Football in L.A.

Dave Zirin is the author of "A People's History of Sports in the United States."

A few miles outside of Los Angeles, in a business-tax-free haven of strip malls and strip clubs called the City of Industry -- under 800 residents and fewer than 100 voters -- ground is ready to be broken for an $800-million football stadium. The team to play there is yet to be determined. But the hope is that a wayward owner longing for luxury boxes will want to call it home.

The deal was celebrated by Gov. Arnold Schwarzenegger as both environmentally friendly and fiscally responsible. Earlier this year, residents voted 60 to 1 to approve a $500-million bond package, with some of the funds going toward public improvements to support the stadium. But the stadium, we are told, will be built with private funds by billionaire real estate mogul Ed Roski Jr. All he will want in return is a 40% stake in whatever team makes its way to Industry.

Environmentalists protested the waiver of state environmental laws, despite Schwarzenegger’s assurances that a new stadium is practically a rain forest and despite Roski’s repeated use of the word “green.” But all of us, from coast to coast, should be looking at this deal with a jaundiced eye, particularly sports fans.

As Neil deMause, coauthor of “Field of Schemes,” told me: “It’s a weird one, in large part because the City of Industry is so weird. Arnold’s claim that it’s entirely privately financed is a crock -- the land and infrastructure is being funded by property taxes -- but in a town with barely any actual people in it, you could legitimately argue that the industry in Industry is just voting to tax itself to bring the NFL to town.”
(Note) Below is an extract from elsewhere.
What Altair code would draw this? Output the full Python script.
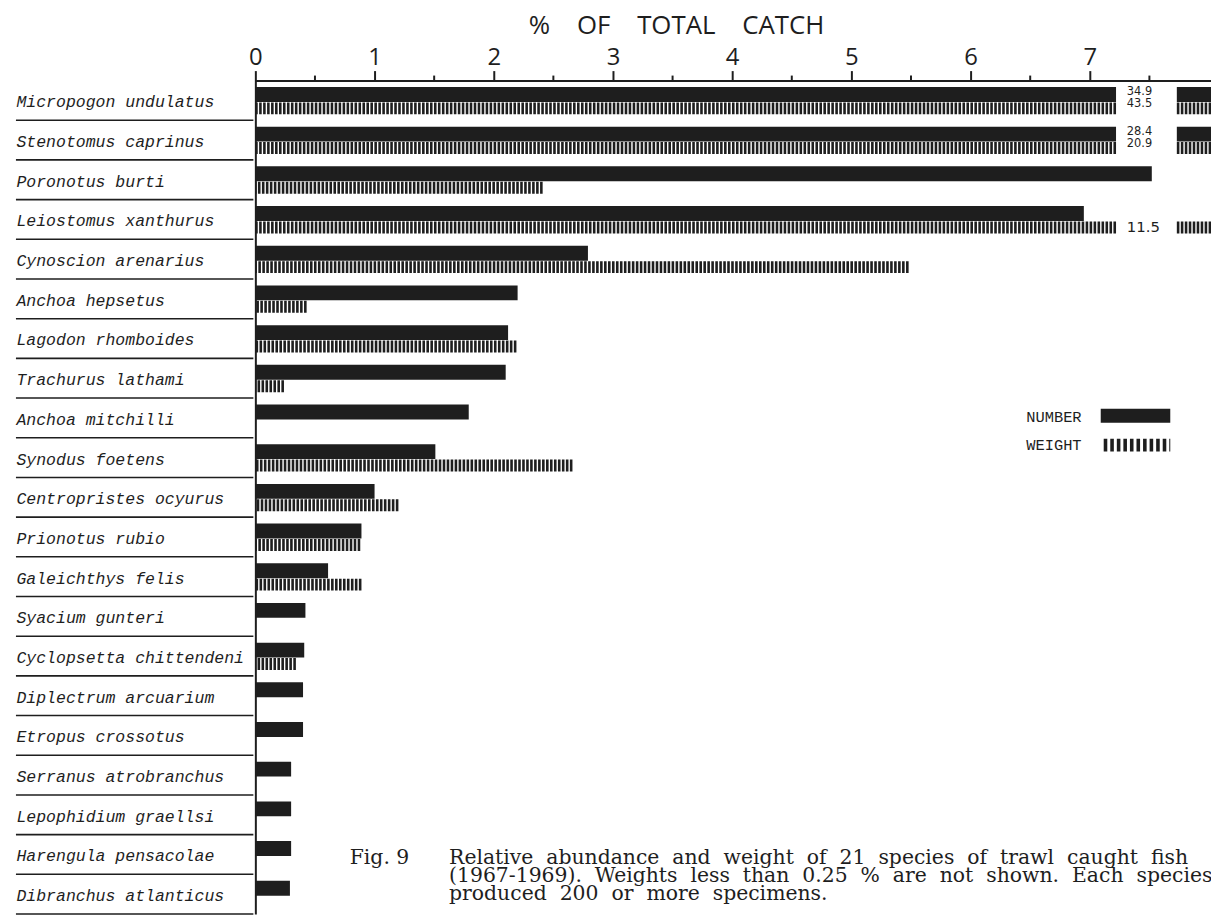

But this deal is destined to have a ripple effect across the country. Roski has made it clear that the plan will not be to push the National Football League for expansion but to lure an NFL team to move to the country’s second-largest media market. Beware, fans of the San Diego Chargers, Buffalo Bills, Jacksonville Jaguars, Oakland Raiders, San Francisco 49ers, Minnesota Vikings and St. Louis Rams. You are all on the list. Not only is there a chance you might lose the home team, it’s likely that your team owners will use the proposed Los Angeles Stadium as leverage for more tax breaks, more publicly financed construction and more corporate welfare.
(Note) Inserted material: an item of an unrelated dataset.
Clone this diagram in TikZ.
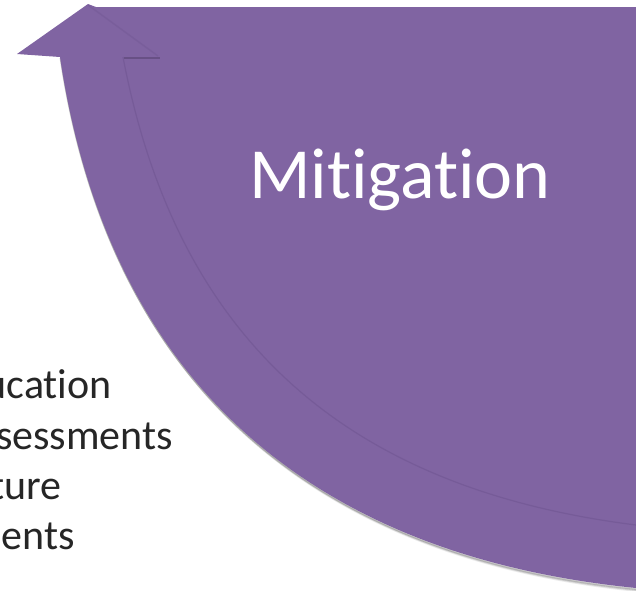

The Chargers have already started this process, meeting with local officials about getting new digs in Escondido. Roski, when asked about being used this way, said: “I can’t worry about other cities and stadiums. We have been working to return the NFL to L.A. for a long time, and right now that is my sole focus.”

He should be worrying about it. Because NFL owners divide revenues evenly, there is no particular bang for your buck that comes with moving your team to Los Angeles. In addition, because of NFL blackout rules, which suspend local television coverage if tickets aren’t sold out, an L.A. team could be shutting itself out of the local television market.

But the main reason people should be up in arms is that building a stadium during an economic crisis to house a team that doesn’t exist is bonkers. Selling it as a cure for the crisis is even worse.


As studies from think tanks such as the Brookings Institution and the Cato Institute have shown, stadium funding never brings an effective return on its investment. More than $30 billion has been spent on stadiums over the last 25 years. That includes publicly funded stadiums such as the Nationals’ baseball park in Washington -- coming in at almost twice the projected budget -- and so-called privately funded parks such as AT&T; Park in San Francisco. There’s always a tab that taxpayers end up paying.

Then there is the promise of jobs. One of the more noxious aspects of Schwarzenegger’s signing ceremony last week for the bill exempting the project from environment laws was the staged presence of construction workers cheering him on. The governor, ostensibly a labor union foe when it comes to nurses or teachers, embraced the love of the camera-friendly hard hats.

Both Schwarzenegger and Roski have also promised Maria Elena Durazo, executive secretary-treasurer of the Los Angeles County Federation of Labor, that concession workers and parking attendants will be paid “middle-class wages.”

“This is true economic development,” Durazo said. “It’s going to benefit everyone in our community.” The typical pay for these jobs is $7.65 an hour, which would be “middle class” if JFK were president.


There were many who thought that 2009 would begin an era of change. But stadium sweetheart deals and poverty jobs are sadly just more of the same.